可不是嘛,花也千萬層像吊滿樹上的小毛刷。

也不知道哪兒髒了,需要這樣的排場?該不是白雲的衣裳陰灰了,需要擇一個有雨水的天氣,徹底地刷一刷吧!瞧瞧那陽光下的雲朵多潔白,哦!幾乎我要相信,白千層的小刷子是為了刷白雲的天地游塵的。哦!多像一個滿懷關愛的大男孩,連一粒灰塵也不願他的白雲情人沾著,我幾乎感動了。

白千層具有不累積怨恨的美德,所有季節留下的不快樂,都會在來春之前脫掉。於是我想到自己——那顆被層層的怨懟包圍著的心及心版上憤憤不平的句子……。學學白千層,如果脫不掉,就用橡皮擦擦掉吧!寫上快樂與感動,我對自己說。

白千層真夠瀟灑,衣衫不整又邊幅不修,但不是髒亂的那一型。樸樸素素地,有著大自然藝術家的氣質和真摯地對宇宙白雲的關愛。雖然風塵僕僕,卻依然保有著久耐風霜的傲然,白千層,合該是千年的樹。
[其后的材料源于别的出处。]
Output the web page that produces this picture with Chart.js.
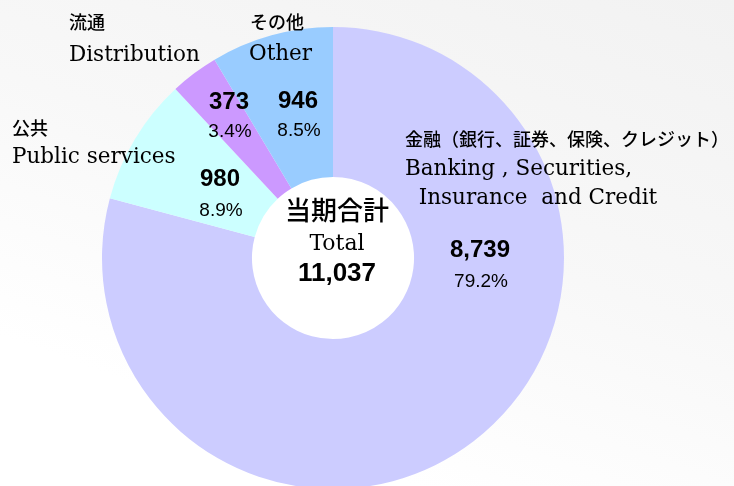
<!DOCTYPE html>
<html>
<head>
<meta charset="utf-8">
<script src="https://cdn.jsdelivr.net/npm/chart.js@4.4.1/dist/chart.umd.min.js"></script>
<style>
  html, body { margin: 0; padding: 0; width: 734px; height: 486px; overflow: hidden; }
  body { background: linear-gradient(200deg, #f2f2f2 0%, #f8f8f8 45%, #ffffff 80%); }
  #c { display: block; }
</style>
</head>
<body>
<canvas id="c" width="734" height="486"></canvas>
<script>
// ---- data ----
const categoriesJa = ['金融（銀行、証券、保険、クレジット）', '公共', '流通', 'その他'];
const categoriesEn = [['Banking , Securities,', '  Insurance  and Credit'], ['Public services'], ['Distribution'], ['Other']];
const values = [8739, 980, 373, 946];
const pctLabels = ['79.2%', '8.9%', '3.4%', '8.5%'];
const totalTitleJa = '当期合計';
const totalTitleEn = 'Total';
const totalValue = 11037;
const colors = ['#ccccff', '#ccffff', '#cc99ff', '#99ccff'];

// ---- layout / style (not data) ----
const CJK = '"Noto Sans CJK JP", "Noto Sans CJK SC", sans-serif';
const SERIF = '"DejaVu Serif", "Liberation Serif", serif';
const SANS = '"Liberation Sans", Arial, sans-serif';
const catLabelPos = [
  {x: 405, yJa: 139, yEn: [175, 204], enX: [405, 405]},
  {x: 12,  yJa: 128, yEn: [163], enX: [12]},
  {x: 69,  yJa: 22,  yEn: [61], enX: [69]},
  {x: 250, yJa: 22,  yEn: [60], enX: [249]}
];
const valueLabelPos = [
  {x: 480, y: 250, py: 282},
  {x: 220, y: 179, py: 211},
  {x: 229, y: 102, py: 132},
  {x: 298, y: 101, py: 131}
];
const fmt = n => n.toLocaleString('en-US');

const textPlugin = {
  id: 'texts',
  beforeDatasetsDraw(chart) {
    const ctx = chart.ctx;
    const arc = chart.getDatasetMeta(0).data[0];
    ctx.save();
    ctx.fillStyle = '#ffffff';
    ctx.beginPath();
    ctx.arc(arc.x, arc.y, arc.innerRadius + 1, 0, Math.PI * 2);
    ctx.fill();
    ctx.restore();
  },
  afterDatasetsDraw(chart) {
    const ctx = chart.ctx;
    const arc = chart.getDatasetMeta(0).data[0];
    const cx = arc.x + 4, cy = arc.y;
    ctx.save();
    ctx.fillStyle = '#000';
    // category labels
    categoriesJa.forEach((ja, i) => {
      const p = catLabelPos[i];
      ctx.textAlign = 'left';
      ctx.textBaseline = 'middle';
      ctx.font = '500 18px ' + CJK;
      ctx.fillText(ja, p.x, p.yJa);
      ctx.textBaseline = 'alphabetic';
      ctx.font = '21.5px ' + SERIF;
      categoriesEn[i].forEach((line, k) => {
        ctx.wordSpacing = (line.indexOf('Insurance') >= 0) ? '2px' : '0px';
        ctx.fillText(line, p.enX[k], p.yEn[k]);
      });
      ctx.wordSpacing = '0px';
    });
    // values and percentages
    values.forEach((v, i) => {
      const p = valueLabelPos[i];
      ctx.textAlign = 'center';
      ctx.textBaseline = 'middle';
      ctx.font = 'bold 24px ' + SANS;
      ctx.fillText(fmt(v), p.x, p.y);
      ctx.font = '19px ' + SANS;
      ctx.fillText(pctLabels[i], p.x + 1, p.py);
    });
    // center
    ctx.textAlign = 'center';
    ctx.textBaseline = 'middle';
    ctx.font = '500 26px ' + CJK;
    ctx.fillText(totalTitleJa, cx, cy - 48);
    ctx.textBaseline = 'alphabetic';
    ctx.font = '22px ' + SERIF;
    ctx.fillText(totalTitleEn, cx, cy - 8);
    ctx.textBaseline = 'middle';
    ctx.font = 'bold 26px ' + SANS;
    ctx.fillText(fmt(totalValue), cx, cy + 16);
    ctx.restore();
  }
};

new Chart(document.getElementById('c'), {
  type: 'doughnut',
  data: {
    labels: categoriesJa,
    datasets: [{
      data: values,
      backgroundColor: colors,
      borderWidth: 0,
      hoverOffset: 0,
      clip: false
    }]
  },
  options: {
    responsive: false,
    animation: false,
    devicePixelRatio: 1,
    radius: 231,
    cutout: 80,
    layout: { padding: { top: 30, bottom: 0, left: 102, right: 170 } },
    plugins: {
      legend: { display: false },
      tooltip: { enabled: false }
    }
  },
  plugins: [textPlugin]
});
</script>
</body>
</html>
白千層軟柔柔的樹皮,是天生用來寫情詩的。我從來沒寫過如此筆觸活柔的紙,寫出來的字,一個個注滿著感情。於是我有個奇想,如果我是個男孩子,我要約我的小女孩,找一棵光線最柔的白千層,合撰我們的戀愛史。把雄健的筆力直透過一千層的皮,複印成千本的史書。讓樹幹脫了一千年的皮,還是絕不了版。讓人世間流傳著一部曠古未有的戀愛史,上卷是白千層與它的白雲情人,下卷是我們。於是天上人間,千年萬年。